Above is the best food picture I have ever taken. I think it's the natural light. It is how I will remember Louisville, or the downtown sector anyway. Every day I walked the same straight line up 4th Street to the theatre, passing the Java Brewing Company. I began stopping there often for breakfast. It is consistently tasty, peaceful and comforting, and the staff are these beautiful, smart, competent food ladies who appreciate the Arts, remember your name, and play the local cool-music station (yes, the one I was on, maybe I'm prejudiced). They bake all their goodies in-house and use all local ingredients. (Also you can toast your own bagel and I dont know why that charmed me so much.)

To get to the theatre I would walk through a giant, flashy, unnerving complex known as "Fourth Street Live". FSL tries a bit too hard, and it's really more eerie and depressing than anything else to see the giant neon GUITAR and the aggressive lineup of chain restaurants (TGI Friday's, Subway, Wendy's) and retail stores (Footlocker, Border's) all but screaming "Revitalization!!!" .... when there is almost NO ONE around, ever. (Especially on the weekends... it's a "commuter city". ) (Yet the theatre was packed every night. Louisville got Priorities.)

My favorite perch at the counter along the windows faced a Starbucks across the street and a historic plaque commemorating, as it happens, Thomas Merton's famous epiphany about 'the reality of his vocation' (monastic life) on that exact spot-

"In Louisville, at the corner of Fourth and Walnut, in the center of the shopping district, I was suddenly overwhelmed with the realization that I loved all those people, that they were mine and I theirs, that we could not be alien to one another even though we were total strangers. {...} The whole illusion of a separate holy existence is a dream."
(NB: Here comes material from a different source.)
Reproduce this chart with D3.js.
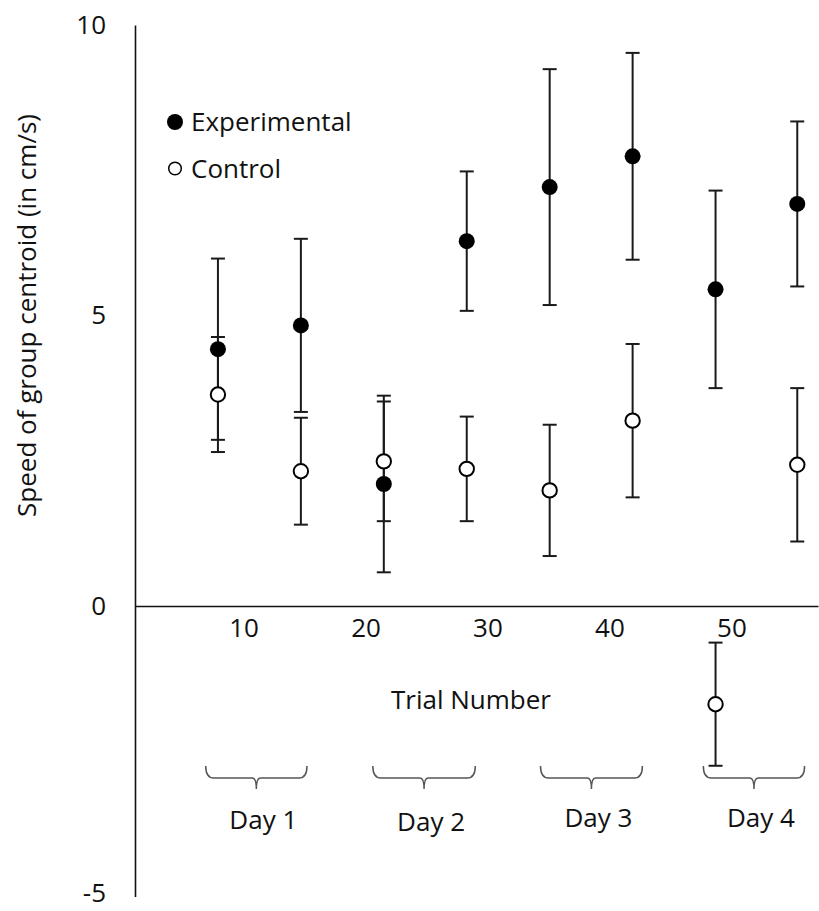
<!DOCTYPE html>
<html>
<head>
<meta charset="utf-8">
<script src="https://cdn.jsdelivr.net/npm/d3@7"></script>
<style>
  body { margin: 0; background: #fff; }
  text { font-family: "Open Sans", sans-serif; fill: #111; }
</style>
</head>
<body>
<div id="chart-area"></div>
<script>
// trial number of each point
const trials = [7.9, 14.7, 21.5, 28.3, 35.1, 41.9, 48.7, 55.4];
const experimental = [4.42, 4.83, 2.10, 6.28, 7.21, 7.74, 5.45, 6.92];
const experimentalErr = [1.56, 1.49, 1.52, 1.20, 2.03, 1.78, 1.70, 1.42];
const control = [3.64, 2.32, 2.49, 2.36, 1.99, 3.19, -1.69, 2.43];
const controlErr = [0.99, 0.92, 1.03, 0.90, 1.13, 1.32, 1.06, 1.32];

const xTicks = [10, 20, 30, 40, 50];
const yTicks = [-5, 0, 5, 10];

const days = ["Day 1", "Day 2", "Day 3", "Day 4"];
const dayStart = [6.9, 20.6, 34.35, 47.7];
const dayEnd = [15.2, 29.0, 42.7, 56.0];

const canvasWidth = 819;
const canvasHeight = 911;
const fontSize = "26px";

const svg = d3.select("#chart-area").append("svg")
  .attr("width", canvasWidth)
  .attr("height", canvasHeight);

const xScale = d3.scaleLinear().domain([1.1, 57.1]).range([135, 818]);
const yScale = d3.scaleLinear().domain([-5, 10]).range([896.5, 25]);

// axes: no tick marks, only labels
const xAxis = d3.axisBottom(xScale).tickValues(xTicks).tickSize(0).tickPadding(12).tickSizeOuter(0);
const xAxisGroup = svg.append("g")
  .attr("transform", `translate(0, ${yScale(0)})`)
  .call(xAxis);

// plain hyphen for negatives, like the original
const yAxis = d3.axisLeft(yScale).tickValues(yTicks).tickFormat(d => String(d))
  .tickSize(0).tickPadding(29).tickSizeOuter(0);
const yAxisGroup = svg.append("g")
  .attr("transform", `translate(${xScale.range()[0]}, 0)`)
  .call(yAxis);

[xAxisGroup, yAxisGroup].forEach(g => {
  g.select(".domain").attr("stroke", "#111").attr("stroke-width", 1.6);
  g.selectAll(".tick text")
    .attr("font-size", fontSize)
    .attr("fill", "#111")
    .style("font-family", "'Open Sans', sans-serif");
});
xAxisGroup.selectAll(".tick text").attr("dy", "0.72em");
// bottom label sits at the page edge, lift it a touch so it is not clipped
yAxisGroup.selectAll(".tick text").filter(d => d === -5).attr("dy", "0.2em");

svg.append("text")
  .attr("font-size", fontSize)
  .attr("text-anchor", "middle")
  .attr("transform", `translate(36, 315.5) rotate(-90)`)
  .text("Speed of group centroid (in cm/s)");

svg.append("text")
  .attr("font-size", fontSize)
  .attr("text-anchor", "middle")
  .attr("x", 471)
  .attr("y", 709)
  .text("Trial Number");

// day brackets under the axis
days.forEach((day, i) => {
  const x0 = xScale(dayStart[i]);
  const x1 = xScale(dayEnd[i]);
  const xm = (x0 + x1) / 2;
  const p = d3.path();
  p.moveTo(x0, 766);
  p.quadraticCurveTo(x0, 778, x0 + 8, 778);
  p.lineTo(xm - 4, 778);
  p.quadraticCurveTo(xm, 778, xm, 789);
  p.quadraticCurveTo(xm, 778, xm + 4, 778);
  p.lineTo(x1 - 8, 778);
  p.quadraticCurveTo(x1, 778, x1, 766);
  svg.append("path")
    .attr("d", p.toString())
    .attr("fill", "none")
    .attr("stroke", "#555")
    .attr("stroke-width", 1.5);

  svg.append("text")
    .attr("font-size", fontSize)
    .attr("text-anchor", "middle")
    .attr("x", xm + 7)
    .attr("y", [829, 831, 827, 827][i])
    .text(day);
});

// error bars
function drawErrors(values, errs) {
  const g = svg.append("g").attr("stroke", "#1a1a1a").attr("stroke-width", 2);
  values.forEach((v, i) => {
    const x = xScale(trials[i]);
    g.append("line")
      .attr("x1", x).attr("x2", x)
      .attr("y1", yScale(v + errs[i])).attr("y2", yScale(v - errs[i]));
    [v + errs[i], v - errs[i]].forEach(e => {
      g.append("line")
        .attr("x1", x - 7).attr("x2", x + 7)
        .attr("y1", yScale(e)).attr("y2", yScale(e));
    });
  });
}
drawErrors(experimental, experimentalErr);
drawErrors(control, controlErr);

svg.append("g").selectAll("circle")
  .data(experimental)
  .enter().append("circle")
  .attr("cx", (d, i) => xScale(trials[i]))
  .attr("cy", d => yScale(d))
  .attr("r", 8)
  .attr("fill", "#000");

svg.append("g").selectAll("circle")
  .data(control)
  .enter().append("circle")
  .attr("cx", (d, i) => xScale(trials[i]))
  .attr("cy", d => yScale(d))
  .attr("r", 7.2)
  .attr("fill", "#fff")
  .attr("stroke", "#000")
  .attr("stroke-width", 2);

// legend
const legend = svg.append("g").attr("transform", "translate(175, 122)");
legend.append("circle").attr("r", 8).attr("fill", "#000");
legend.append("text").attr("x", 16).attr("y", 9).attr("font-size", fontSize).text("Experimental");
legend.append("circle").attr("cy", 46.5).attr("r", 6.3).attr("fill", "#fff").attr("stroke", "#000").attr("stroke-width", 1.5);
legend.append("text").attr("x", 16).attr("y", 55.5).attr("font-size", fontSize).text("Control");
</script>
</body>
</html>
The day before I took this shot, I had my first-ever politically themed nightmare. It involved standing on the Merton Corner having a shouting match with a faceless opponent about the Arts budget in Obama's stimulus package. At that point the word was that it would all be sacrificed, and I don't mind telling you I was pretty down about it. I think the fact that I was working every night on a piece of living art made me feel it more strongly; the idea that many people, in many places, don't consider what we do worthwhile or real.

I would finish my petite, exquisite, warmed-up-for-me scone and savor my mellow dark roast. I would look down at my sunny yellow plate and then across the street. I'd think of the rock-hard, cold, vaguely plastic items I knew were being brown-bagged over there for twice as much money, and wonder how they could stay open. How and why anyone would settle.

On one of the last nights of the show in L'Ville, I met an audience member who'd only been to one other live theatre event in his lifetime. He joined us in the bar afterward and stood at the piano singing along as a long and joyful impromptu Beatles Songbook event took place, something I doubt anyone feels moved to do after watching "Lost".

We are all holy, we are all valuable, we all deserve homemade scones on a plate and affordable theatre tickets and live rock and roll and good stories and income and healthcare. Art is everywhere and is not "specialized" or special, superfluous or extra. It is a basic human need and action.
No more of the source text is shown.